Nigerian economist, businesswoman, and entrepreneur (born 1978

Grace Ofure Ibhakhomu, also known as Grace Ofure, is a Nigerian economist, businesswoman, real estate expert, and philanthropist. She is the CEO of Lifecard International Investment Limited, proprietor and founder of Lifecard University, an online school, and the Grace Ofure Foundation, a charity organization.

==Early life==
Grace Ofure was born on April 28, 1978, in Ekpoma, Edo, Nigeria. She completed her primary and secondary education at University Primary School and University Secondary School in Ekpoma. She later received a Bachelor of Arts in Business Administration from Bendel State University (now Ambrose Alli University) in Ekpoma.
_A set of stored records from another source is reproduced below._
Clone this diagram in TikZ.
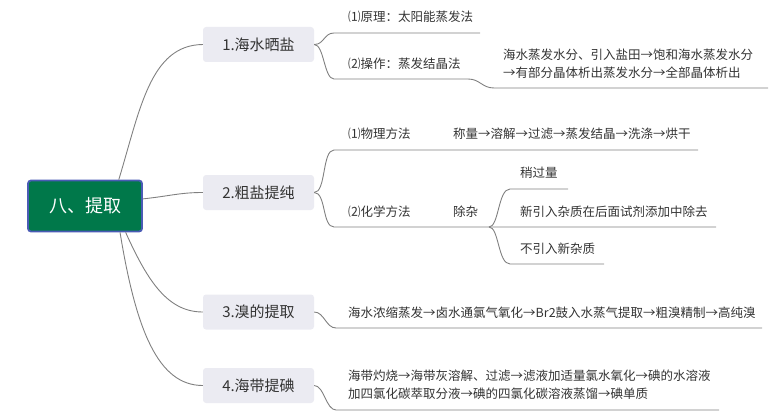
\documentclass[tikz,border=0pt]{standalone}
\usepackage{fontspec}
\setmainfont{Noto Sans CJK SC}
\definecolor{rootfill}{HTML}{00784A}
\definecolor{rootborder}{HTML}{4A5BB5}
\definecolor{mainfill}{HTML}{EBEBF2}
\definecolor{txt}{HTML}{333333}
\definecolor{conncol}{HTML}{808080}
\begin{document}
\begin{tikzpicture}[x=1pt,y=-1pt,
  rootbox/.style={draw=rootborder,line width=1.8pt,fill=rootfill,rounded corners=3pt,
    minimum width=114pt,minimum height=51pt,text=white,font=\fontsize{18}{20}\selectfont,inner sep=0pt},
  mainbox/.style={fill=mainfill,rounded corners=3pt,minimum width=111pt,minimum height=35pt,
    text=txt,font=\fontsize{15}{17}\selectfont,inner sep=0pt},
  leaf/.style={anchor=west,text=txt,font=\fontsize{12.5}{18}\selectfont,inner sep=0pt,align=left},
  conn/.style={draw=conncol,line width=0.9pt}]
\useasboundingbox (0,0) rectangle (780,420);

% root and main topics
\node[rootbox] (root) at (85,206) {八、提取};
\node[mainbox] (m1) at (258.5,44.5) {1.海水晒盐};
\node[mainbox] (m2) at (258.5,192.5) {2.粗盐提纯};
\node[mainbox] (m3) at (258.5,312) {3.溴的提取};
\node[mainbox] (m4) at (258.5,385.5) {4.海带提碘};

% root connectors
\draw[conn] (root.38) .. controls (140,110) and (150,45) .. (m1.west);
\draw[conn] (root.7) .. controls (170,196) and (180,192.5) .. (m2.west);
\draw[conn] (root.-33) .. controls (148,282) and (168,312) .. (m3.west);
\draw[conn] (root.-37) .. controls (136,330) and (158,385.5) .. (m4.west);

% branch 1
\coordinate (c1a) at (334,33);  \coordinate (e1a) at (480,33);
\coordinate (c1b) at (334,79);  \coordinate (k1b) at (468,79);
\coordinate (c1c) at (494,88);  \coordinate (e1c) at (768,88);
\draw[conn] (m1.east) .. controls +(10,0) and +(-10,0) .. (c1a) -- (e1a);
\draw[conn] (m1.east) .. controls +(10,0) and +(-10,0) .. (c1b) -- (k1b)
  .. controls +(12,0) and +(-12,0) .. (c1c) -- (e1c);
\node[leaf] (t1a) at (348,17) {⑴原理：太阳能蒸发法};
\node[leaf] (t1b) at (348,64) {⑵操作：蒸发结晶法};
\node[leaf] (t1c) at (503,64) {海水蒸发水分、引入盐田→饱和海水蒸发水分\\→有部分晶体析出蒸发水分→全部晶体析出};

% branch 2
\coordinate (c2a) at (334,150); \coordinate (e2a) at (698,150);
\coordinate (c2b) at (334,227); \coordinate (k2b) at (489,227); \coordinate (e2b) at (716,227);
\coordinate (c2e) at (510,189); \coordinate (e2e) at (568,189);
\coordinate (c2f) at (510,264); \coordinate (e2f) at (604,264);
\draw[conn] (m2.east) .. controls +(12,0) and +(-12,0) .. (c2a) -- (e2a);
\draw[conn] (m2.east) .. controls +(12,0) and +(-12,0) .. (c2b) -- (k2b) -- (e2b);
\draw[conn] (k2b) .. controls +(10,0) and +(-12,0) .. (c2e) -- (e2e);
\draw[conn] (k2b) .. controls +(10,0) and +(-12,0) .. (c2f) -- (e2f);
\node[leaf] (t2a) at (348,134) {⑴物理方法};
\node[leaf] (t2b) at (453,134) {称量→溶解→过滤→蒸发结晶→洗涤→烘干};
\node[leaf] (t2c) at (348,212) {⑵化学方法};
\node[leaf] (t2d) at (453,212) {除杂};
\node[leaf] (t2e) at (520,173) {稍过量};
\node[leaf] (t2f) at (520,212) {新引入杂质在后面试剂添加中除去};
\node[leaf] (t2g) at (520,249) {不引入新杂质};

% branch 3
\coordinate (c3) at (336,328); \coordinate (e3) at (762,328);
\draw[conn] (m3.east) .. controls +(10,0) and +(-10,0) .. (c3) -- (e3);
\node[leaf] (t3) at (348,313) {海水浓缩蒸发→卤水通氯气氧化→Br2鼓入水蒸气提取→粗溴精制→高纯溴};

% branch 4
\coordinate (c4) at (336,410); \coordinate (e4) at (719,410);
\draw[conn] (m4.east) .. controls +(10,0) and +(-10,0) .. (c4) -- (e4);
\node[leaf] (t4) at (348,385) {海带灼烧→海带灰溶解、过滤→滤液加适量氯水氧化→碘的水溶液\\加四氯化碳萃取分液→碘的四氯化碳溶液蒸馏→碘单质};
\end{tikzpicture}
\end{document}
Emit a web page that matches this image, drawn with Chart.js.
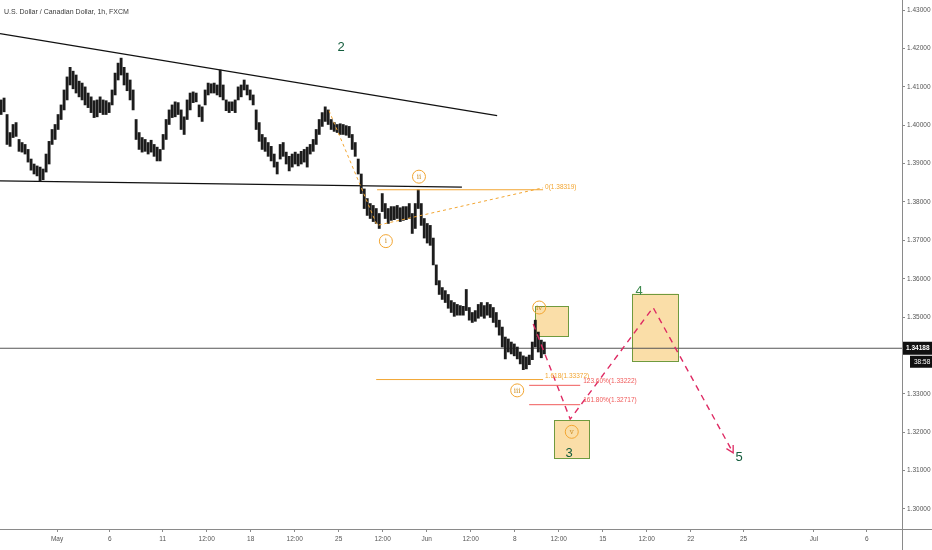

Additionally, she received a degree in the Owner's Management Programme (OMP24) from the Lagos Business School.

==Career==
Ofure's business career began in 2003 when she sold second-hand clothes, known as "Okrika," and was mentored by an old classmate to focus on real estate investment. In 2019, she launched the Lifecard Company and is currently its CEO. Under her leadership, the company has expanded into several countries worldwide.

==Philanthropy==
In December 2020, Ofure created the "Nigerian for Nigeria Initiative Awards" as the managing director of Lifecard International Investment and established the Grace Ofure Foundation. The foundation supports and empowers women, children, and youths in society.